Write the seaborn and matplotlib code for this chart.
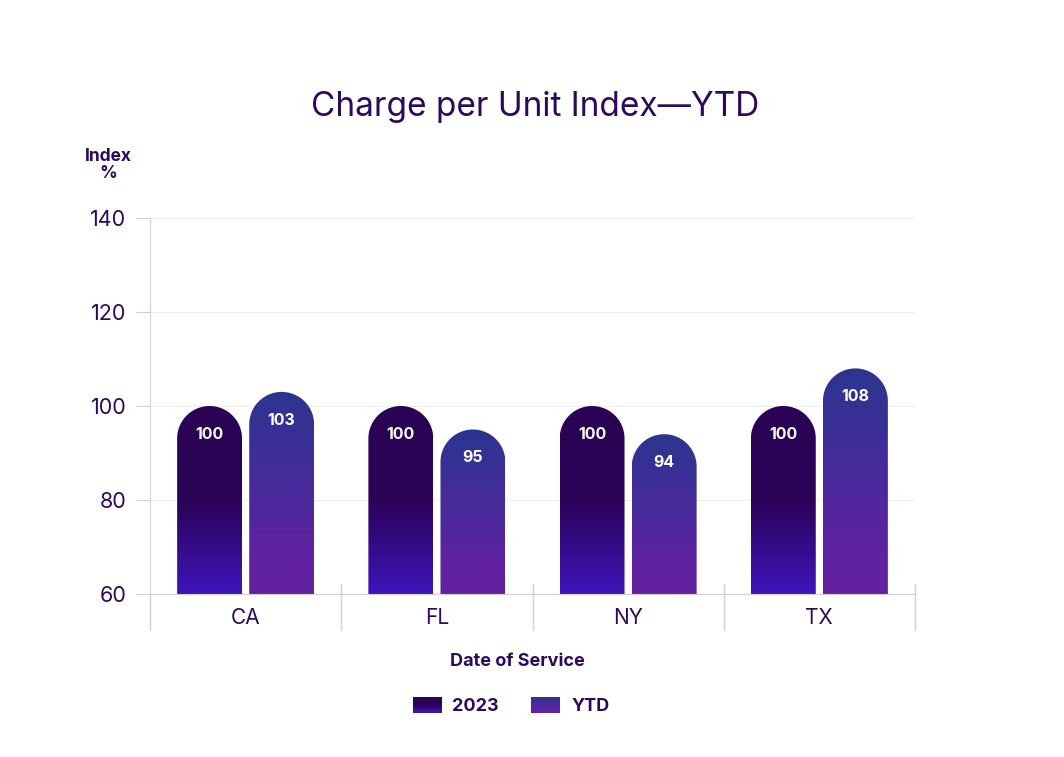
import numpy as np
import pandas as pd
import matplotlib
matplotlib.use("Agg")
import matplotlib.pyplot as plt
import seaborn as sns
from matplotlib.path import Path
from matplotlib.patches import PathPatch, Patch
from matplotlib.colors import LinearSegmentedColormap
from matplotlib.image import BboxImage
from matplotlib.legend_handler import HandlerBase
import matplotlib.transforms as mtransforms

# ── Data ──────────────────────────────────────────────────────────────────────
states = ["CA", "FL", "NY", "TX"]
index_2023 = [100, 100, 100, 100]
index_ytd = [103, 95, 94, 108]
series_names = ["2023", "YTD"]
y_ticks = [60, 80, 100, 120, 140]

TEXT = "#2b0a5e"
GRID = "#eeeeee"
AXIS = "#d0d0d0"

cmaps = {
    "2023": LinearSegmentedColormap.from_list(
        "c2023", [(0.0, "#2a0454"), (0.5, "#2b0258"), (1.0, "#3f15ba")]),
    "YTD": LinearSegmentedColormap.from_list(
        "cytd", [(0.0, "#2b3590"), (0.5, "#4a2a9c"), (0.8, "#6022a0"), (1.0, "#6322a0")]),
}

df = pd.DataFrame({
    "state": states * 2,
    "series": [series_names[0]] * len(states) + [series_names[1]] * len(states),
    "value": index_2023 + index_ytd,
})


class GradientHandler(HandlerBase):
    """Legend key drawn as a small vertical gradient swatch."""

    def __init__(self, cmap):
        super().__init__()
        self.cmap = cmap

    def create_artists(self, legend, orig_handle, xdescent, ydescent,
                       width, height, fontsize, trans):
        bbox = mtransforms.TransformedBbox(
            mtransforms.Bbox.from_bounds(-xdescent, -ydescent, width, height), trans)
        img = BboxImage(bbox, cmap=self.cmap, origin="upper", interpolation="bilinear")
        img.set_data(np.linspace(0, 1, 64).reshape(-1, 1))
        return [img]


# ── Style ─────────────────────────────────────────────────────────────────────
sns.set_style("white")
plt.rcParams["font.family"] = ["Inter", "DejaVu Sans"]

fig = plt.figure(figsize=(10.64, 7.57), dpi=100)
ax = fig.add_axes([150 / 1064, 1 - 594 / 757, 765 / 1064, 376 / 757])

sns.barplot(data=df, x="state", y="value", hue="series", order=states,
            hue_order=series_names, width=0.754, gap=0.1, ax=ax, legend=False)

ymin, ymax = 60, 140
ax.set_ylim(ymin, ymax)
ax.set_xlim(-0.5, len(states) - 0.5)
ax.set_yticks(y_ticks)
ax.set_xlabel("")
ax.set_ylabel("")

for s in ["top", "right"]:
    ax.spines[s].set_visible(False)
ax.spines["bottom"].set_color(AXIS)
ax.spines["left"].set_color(AXIS)
ax.spines["left"].set_bounds(ymin, ymax)
ax.yaxis.grid(True, color=GRID, linewidth=0.8)
ax.set_axisbelow(True)
ax.tick_params(axis="y", length=10, color=AXIS, labelsize=15.5, labelcolor=TEXT, pad=7, left=True)
ax.tick_params(axis="x", length=0, labelsize=15, labelcolor=TEXT, pad=10)

# category separators below the axis
trans = mtransforms.blended_transform_factory(ax.transData, ax.transAxes)
for b in np.arange(-0.5, len(states), 1.0):
    ax.plot([b, b], [-0.096, 0.027 if b > -0.5 else 0], color=AXIS, lw=1,
            transform=trans, clip_on=False, zorder=1)

# ── Rounded, gradient-filled bars ────────────────────────────────────────────
fig.canvas.draw()
px_x = ax.bbox.width / (len(states))
px_y = ax.bbox.height / (ymax - ymin)

n = len(states)
for i, patch in enumerate(list(ax.patches)):
    name = series_names[i // n]
    x0, w, val = patch.get_x(), patch.get_width(), patch.get_height()
    patch.set_visible(False)
    rx = w / 2
    ry = rx * px_x / px_y
    xc = x0 + rx
    yc = val - ry
    t = np.linspace(0, np.pi, 60)
    verts = [(x0, ymin), (x0 + w, ymin)]
    verts += list(zip(xc + rx * np.cos(t), yc + ry * np.sin(t)))
    verts += [(x0, ymin), (x0, ymin)]
    codes = [Path.MOVETO] + [Path.LINETO] * (len(verts) - 2) + [Path.CLOSEPOLY]
    clip = PathPatch(Path(verts, codes), facecolor="none", edgecolor="none",
                     transform=ax.transData)
    ax.add_patch(clip)
    grad = np.linspace(0, 1, 256).reshape(-1, 1)
    im = ax.imshow(grad, cmap=cmaps[name], aspect="auto", origin="upper",
                   extent=(x0, x0 + w, ymin, val), zorder=2)
    im.set_clip_path(clip)
    ax.text(xc, val - 6, f"{val:.0f}", ha="center", va="center", color="white",
            fontsize=11.5, fontweight="bold", zorder=3)

ax.set_xlim(-0.5, len(states) - 0.5)
ax.set_ylim(ymin, ymax)
ax.set_aspect("auto")

# ── Text ─────────────────────────────────────────────────────────────────────
fig.text(535 / 1064, 1 - 107 / 757, "Charge per Unit Index\u2014YTD", ha="center",
         va="center", fontsize=24, color=TEXT)
fig.text(108 / 1064, 1 - 165 / 757, "Index\n%", ha="center", va="center",
         fontsize=12.5, fontweight="bold", color=TEXT, linespacing=1.0)
fig.text(517 / 1064, 1 - 662 / 757, "Date of Service", ha="center", va="center",
         fontsize=13, fontweight="bold", color=TEXT)

handles = [Patch(label=nm) for nm in series_names]
leg = fig.legend(handles=handles, loc="center", bbox_to_anchor=(511 / 1064, 1 - 706 / 757),
                 ncol=2, frameon=False, handlelength=1.6, handleheight=0.95,
                 columnspacing=1.8, handletextpad=0.6,
                 handler_map={h: GradientHandler(cmaps[h.get_label()]) for h in handles},
                 prop={"size": 13, "weight": "bold"})
for txt in leg.get_texts():
    txt.set_color(TEXT)

fig.savefig("out.png", dpi=100, facecolor="white")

# EXERCISE TASK
Copy nothing but the lines from the top of the data down to the line containing "import matplotlib.transforms as mtransforms", and leave the pictures out.

# REPLY TO THE TASK
Write the seaborn and matplotlib code for this chart.
import numpy as np
import pandas as pd
import matplotlib
matplotlib.use("Agg")
import matplotlib.pyplot as plt
import seaborn as sns
from matplotlib.path import Path
from matplotlib.patches import PathPatch, Patch
from matplotlib.colors import LinearSegmentedColormap
from matplotlib.image import BboxImage
from matplotlib.legend_handler import HandlerBase
import matplotlib.transforms as mtransforms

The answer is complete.